TfL is reportedly seeking one million speeding fines a year.

It’s been denied by Sadiq Khan, but I say: Bring it on. The aggression on our roads is unmistakable.

Put a speed camera on every residential road and I’ll promise you this: Not a single driver who sticks to the speed limit will pay a fine.

The changes to the Highway Code are noble in their intent. Rule 66 says: “You can ride two abreast and it can be safer to do so” – and drivers should be allowed to overtake when safe.

Rule 125 warns: “Unsafe speed increases the chances of causing a collision (or being unable to avoid one), as well as its severity. Inappropriate speeds are also intimidating, deterring people from walking, cycling or riding horses.”
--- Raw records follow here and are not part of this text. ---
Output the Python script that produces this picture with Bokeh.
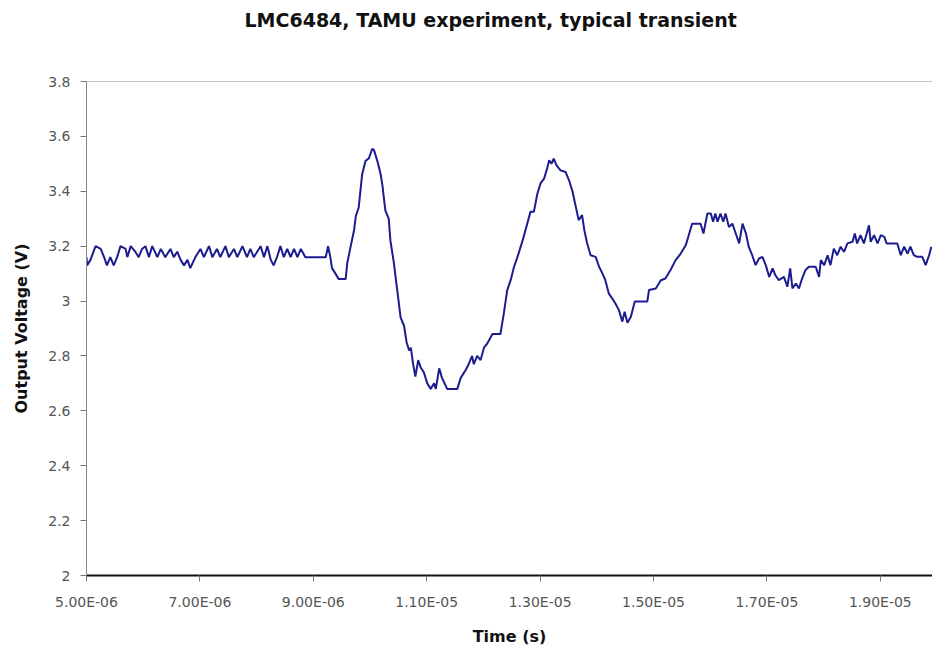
from bokeh.plotting import figure
from bokeh.models import Range1d, FixedTicker, Span, Title
from bokeh.embed import file_html
from bokeh.resources import INLINE

# Time in microseconds, output voltage in volts
time_us = [
    5.00, 5.01, 5.07, 5.16, 5.25, 5.31, 5.36, 5.42, 5.48, 5.54, 5.60, 5.69, 5.72, 5.78, 5.86, 5.92, 5.98,
    6.04, 6.10, 6.16, 6.25, 6.31, 6.39, 6.48, 6.54, 6.60, 6.66, 6.72, 6.78, 6.83, 6.92, 7.01, 7.07, 7.16,
    7.22, 7.30, 7.36, 7.45, 7.51, 7.60, 7.66, 7.75, 7.83, 7.89, 7.95, 8.07, 8.13, 8.19, 8.25, 8.30, 8.36,
    8.42, 8.48, 8.54, 8.60, 8.66, 8.72, 8.78, 8.86, 9.22, 9.26, 9.30, 9.33, 9.39, 9.45, 9.57,
    9.60, 9.66, 9.72, 9.75, 9.80, 9.83, 9.86, 9.92, 9.98, 10.04, 10.07, 10.13, 10.19, 10.22, 10.27, 10.33,
    10.36, 10.42, 10.48, 10.54, 10.60, 10.645, 10.69, 10.72, 10.76, 10.80, 10.85, 10.89, 10.95, 11.01,
    11.07, 11.13, 11.16, 11.22, 11.27, 11.36, 11.54, 11.60, 11.69, 11.74, 11.80, 11.83, 11.89, 11.95,
    12.01, 12.07, 12.16, 12.30, 12.36, 12.42, 12.48, 12.54, 12.60, 12.66, 12.71, 12.77, 12.83, 12.89,
    12.95, 13.01, 13.07, 13.13, 13.16, 13.20, 13.24, 13.29, 13.36, 13.45, 13.51, 13.57, 13.63, 13.68,
    13.74, 13.78, 13.83, 13.89, 13.98, 14.04, 14.10, 14.15, 14.21, 14.27, 14.33, 14.39, 14.45, 14.49,
    14.54, 14.60, 14.67, 14.89, 14.92, 15.04, 15.13, 15.21, 15.30, 15.39, 15.48, 15.57, 15.63, 15.68,
    15.83, 15.88, 15.95, 16.01, 16.05, 16.09, 16.13, 16.18, 16.23, 16.27, 16.33, 16.39, 16.45, 16.51,
    16.57, 16.63, 16.68, 16.74, 16.80, 16.86, 16.92, 16.98, 17.04, 17.10, 17.15, 17.21, 17.30, 17.36,
    17.41, 17.45, 17.51, 17.565, 17.62, 17.68, 17.74, 17.86, 17.92, 17.95, 18.01, 18.07, 18.12, 18.18,
    18.24, 18.30, 18.36, 18.42, 18.51, 18.55, 18.59, 18.65, 18.71, 18.76, 18.80, 18.83, 18.89, 18.95,
    19.01, 19.07, 19.11, 19.30, 19.36, 19.42, 19.48, 19.53, 19.59, 19.65, 19.74, 19.80, 19.86, 19.90,
]
voltage = [
    3.16, 3.13, 3.15, 3.20, 3.19, 3.16, 3.13, 3.16, 3.13, 3.16, 3.20, 3.19, 3.16, 3.20, 3.18, 3.16, 3.19,
    3.20, 3.16, 3.20, 3.16, 3.19, 3.16, 3.19, 3.16, 3.18, 3.15, 3.13, 3.15, 3.12, 3.16, 3.19, 3.16, 3.20,
    3.16, 3.19, 3.16, 3.20, 3.16, 3.19, 3.16, 3.20, 3.16, 3.19, 3.16, 3.20, 3.16, 3.20, 3.15, 3.13, 3.16,
    3.20, 3.16, 3.19, 3.16, 3.19, 3.16, 3.19, 3.16, 3.16, 3.20, 3.16, 3.12, 3.10, 3.08, 3.08,
    3.14, 3.20, 3.26, 3.31, 3.34, 3.40, 3.46, 3.51, 3.52, 3.555, 3.55, 3.51, 3.46, 3.42, 3.33, 3.30,
    3.22, 3.14, 3.04, 2.94, 2.91, 2.85, 2.82, 2.83, 2.77, 2.725, 2.785, 2.76, 2.74, 2.70,
    2.68, 2.70, 2.68, 2.755, 2.72, 2.68, 2.68, 2.72, 2.75, 2.77, 2.80, 2.77, 2.80, 2.785,
    2.83, 2.846, 2.88, 2.88, 2.955, 3.04, 3.076, 3.125, 3.16, 3.20, 3.234, 3.28, 3.325, 3.325,
    3.39, 3.43, 3.446, 3.488, 3.513, 3.50, 3.519, 3.494, 3.476, 3.47, 3.44, 3.40, 3.343, 3.295,
    3.313, 3.258, 3.21, 3.167, 3.161, 3.125, 3.10, 3.076, 3.028, 3.01, 2.99, 2.967, 2.925, 2.961,
    2.921, 2.943, 2.998, 2.998, 3.04, 3.046, 3.076, 3.082, 3.113, 3.149, 3.173, 3.204, 3.246, 3.282,
    3.282, 3.246, 3.319, 3.319, 3.289, 3.319, 3.289, 3.319, 3.289, 3.319, 3.27, 3.282, 3.246, 3.21,
    3.282, 3.246, 3.197, 3.167, 3.131, 3.155, 3.161, 3.131, 3.088, 3.119, 3.094, 3.076, 3.088, 3.052,
    3.119, 3.046, 3.064, 3.046, 3.082, 3.113, 3.125, 3.125, 3.088, 3.149, 3.131, 3.167, 3.131, 3.191,
    3.167, 3.198, 3.179, 3.21, 3.216, 3.246, 3.21, 3.24, 3.21, 3.246, 3.276, 3.216, 3.24, 3.21,
    3.24, 3.234, 3.21, 3.21, 3.167, 3.198, 3.173, 3.198, 3.167, 3.161, 3.161, 3.131, 3.167, 3.198,
]

x_ticks = [5, 7, 9, 11, 13, 15, 17, 19]
x_tick_labels = ["5.00E-06", "7.00E-06", "9.00E-06", "1.10E-05", "1.30E-05", "1.50E-05", "1.70E-05", "1.90E-05"]
y_ticks = [2.0, 2.2, 2.4, 2.6, 2.8, 3.0, 3.2, 3.4, 3.6, 3.8]
y_tick_labels = ["2", "2.2", "2.4", "2.6", "2.8", "3", "3.2", "3.4", "3.6", "3.8"]
title_text = "LMC6484, TAMU experiment, typical transient"

FONT = "DejaVu Sans"

p = figure(width=932, height=648, output_backend="svg", toolbar_location=None,
           x_range=Range1d(5, 19.92), y_range=Range1d(2, 3.8),
           min_border_left=86, min_border_right=0, min_border_top=81, min_border_bottom=72,
           title=title_text)
p.background_fill_color = "white"
p.border_fill_color = "white"
p.outline_line_color = None
p.xgrid.visible = False
p.ygrid.visible = False

p.title.align = "left"
p.title.offset = 158
p.title.text_font = FONT
p.title.text_font_size = "19px"
p.title.text_font_style = "bold"
p.title.text_color = "#111111"
p.title.standoff = 0

# empty spacer panel between the title and the plot frame
p.add_layout(Title(text=" ", text_font_size="10px", standoff=38), "above")

p.line(time_us, voltage, line_color="#1c1c8f", line_width=2)

p.add_layout(Span(location=3.8, dimension="width", line_color="#888888", line_width=1))

xa = p.xaxis[0]
xa.ticker = FixedTicker(ticks=x_ticks)
xa.major_label_overrides = {t: s for t, s in zip(x_ticks, x_tick_labels)}
xa.axis_label = "Time (s)"
xa.axis_label_text_font = FONT
xa.axis_label_text_font_size = "16px"
xa.axis_label_text_font_style = "bold"
xa.axis_label_text_color = "#111111"
xa.axis_label_standoff = 14
xa.major_label_text_font = FONT
xa.major_label_text_font_size = "14px"
xa.major_label_text_color = "#555555"
xa.major_label_standoff = 12
xa.axis_line_color = "#111111"
xa.axis_line_width = 2
xa.major_tick_line_color = "#777777"
xa.major_tick_in = 0
xa.major_tick_out = 6
xa.minor_tick_line_color = None

ya = p.yaxis[0]
ya.ticker = FixedTicker(ticks=y_ticks)
ya.major_label_overrides = {t: s for t, s in zip(y_ticks, y_tick_labels)}
ya.axis_label = "Output Voltage (V)"
ya.axis_label_text_font = FONT
ya.axis_label_text_font_size = "16px"
ya.axis_label_text_font_style = "bold"
ya.axis_label_text_color = "#111111"
ya.axis_label_standoff = 14
ya.major_label_text_font = FONT
ya.major_label_text_font_size = "14px"
ya.major_label_text_color = "#555555"
ya.major_label_standoff = 10
ya.axis_line_color = "#888888"
ya.axis_line_width = 1
ya.major_tick_line_color = "#777777"
ya.major_tick_in = 0
ya.major_tick_out = 6
ya.minor_tick_line_color = None

open("out.html", "w").write(file_html(p, INLINE))
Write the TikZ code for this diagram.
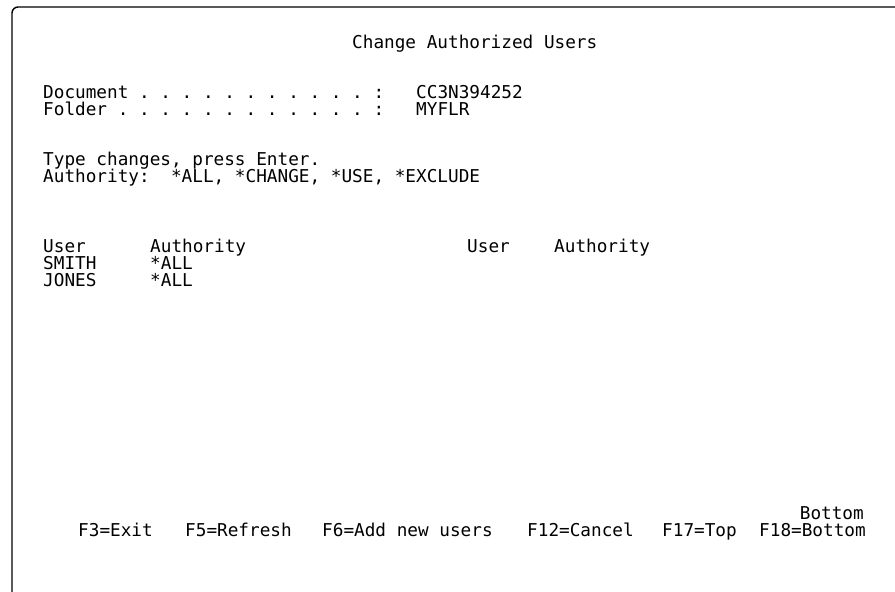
\documentclass[tikz,border=0pt]{standalone}
\usepackage{fontspec}
\setmonofont{DejaVu Sans Mono}
\usetikzlibrary{positioning}
\tikzset{
  frame/.style={draw=black, line width=1.4pt, rounded corners=6pt},
  scr/.style={font=\ttfamily\fontsize{17.7}{20}\selectfont, anchor=base west, inner sep=0pt, text=black},
}

\begin{document}
\begin{tikzpicture}[x=1pt,y=-1pt]
  \useasboundingbox (0,0) rectangle (895,592);

  % screen frame, open at the right and bottom
  \draw[frame] (12,592) -- (12,7) -- (895,7);

  \node[scr] (title) at (352,48.5) {Change Authorized Users};

  \node[scr] (doc)    at (43,98.5)   {Document . . . . . . . . . . . :};
  \node[scr] (docval) at (416,98.5)  {CC3N394252};
  \node[scr] (fld)    at (43,115.5)  {Folder . . . . . . . . . . . . :};
  \node[scr] (fldval) at (416,115.5) {MYFLR};

  \node[scr] (hint)  at (43,165.5) {Type changes, press Enter.};
  \node[scr] (codes) at (43,182.5) {Authority:~~*ALL, *CHANGE, *USE, *EXCLUDE};

  % list columns
  \node[scr] (usr1) at (43,252.5)  {User};
  \node[scr] (aut1) at (150,252.5) {Authority};
  \node[scr] (usr2) at (467,252.5) {User};
  \node[scr] (aut2) at (554,252.5) {Authority};
  \node[scr] (smith)    at (43,269.5)  {SMITH};
  \node[scr] (smithaut) at (150,269.5) {*ALL};
  \node[scr] (jones)    at (43,286.5)  {JONES};
  \node[scr] (jonesaut) at (150,286.5) {*ALL};

  % function keys
  \node[scr, anchor=base east] (more) at (864,519.5) {Bottom};
  \node[scr] (fexit)  at (78,536.5)  {F3=Exit};
  \node[scr] (fref)   at (185,536.5) {F5=Refresh};
  \node[scr] (fadd)   at (322,536.5) {F6=Add new users};
  \node[scr] (fcan)   at (527,536.5) {F12=Cancel};
  \node[scr] (ftop)   at (662,536.5) {F17=Top};
  \node[scr] (fbot)   at (759,536.5) {F18=Bottom};

\end{tikzpicture}
\end{document}
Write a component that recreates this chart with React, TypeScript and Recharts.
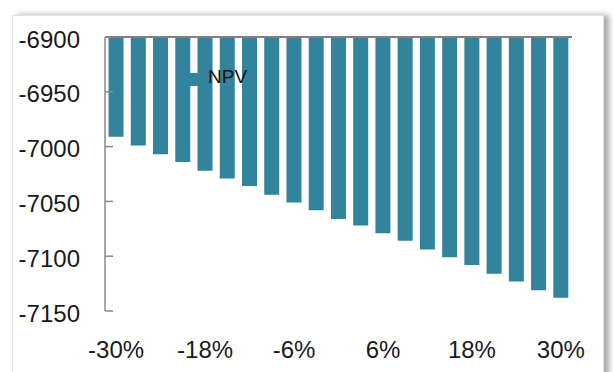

And, in response to a personal bete noire, Rule 140 states: “You MUST NOT drive or park in a cycle lane marked by a solid white line during its times of operation… You should give way to any cyclists in a cycle lane, including when they are approaching from behind you – do not cut across them.”

The attempts to prevent the deadly risk from “dooring” are good too.

I’ve written about too many cyclists who have died as a consequence of an opening door, among them Sam Harding, Professor Maria Bitner-Glindzicz, and Hilary Wilmer.

The reality is that it still takes effort to cycle safely in London.

There was the perfect example last week, when I tried to plan a safe route to the new City Hall, in the Royal Docks.

On Twitter, fellow cyclists made helpful suggestions – alongside dire warnings about the risk of being mugged on the Greenway or on the canal towpath.

Most bemoaned the lack of safe cycle infrastructure to a landmark venue, though London is in a far better place than it was a decade ago. In the end, I made it there and back unscathed.

The rewording of the Highway Code is one small step along the road to safer cycling, that includes the Mayor’s target of eradicating road deaths by 2041, an aspiration which sadly looks unachievable.

But the debate about the merits (or flaws) in the new code mustn’t detract from the bigger issues: the need to build more safe routes, and to enforce the law against dangerous drivers. All else is code for simply not doing enough.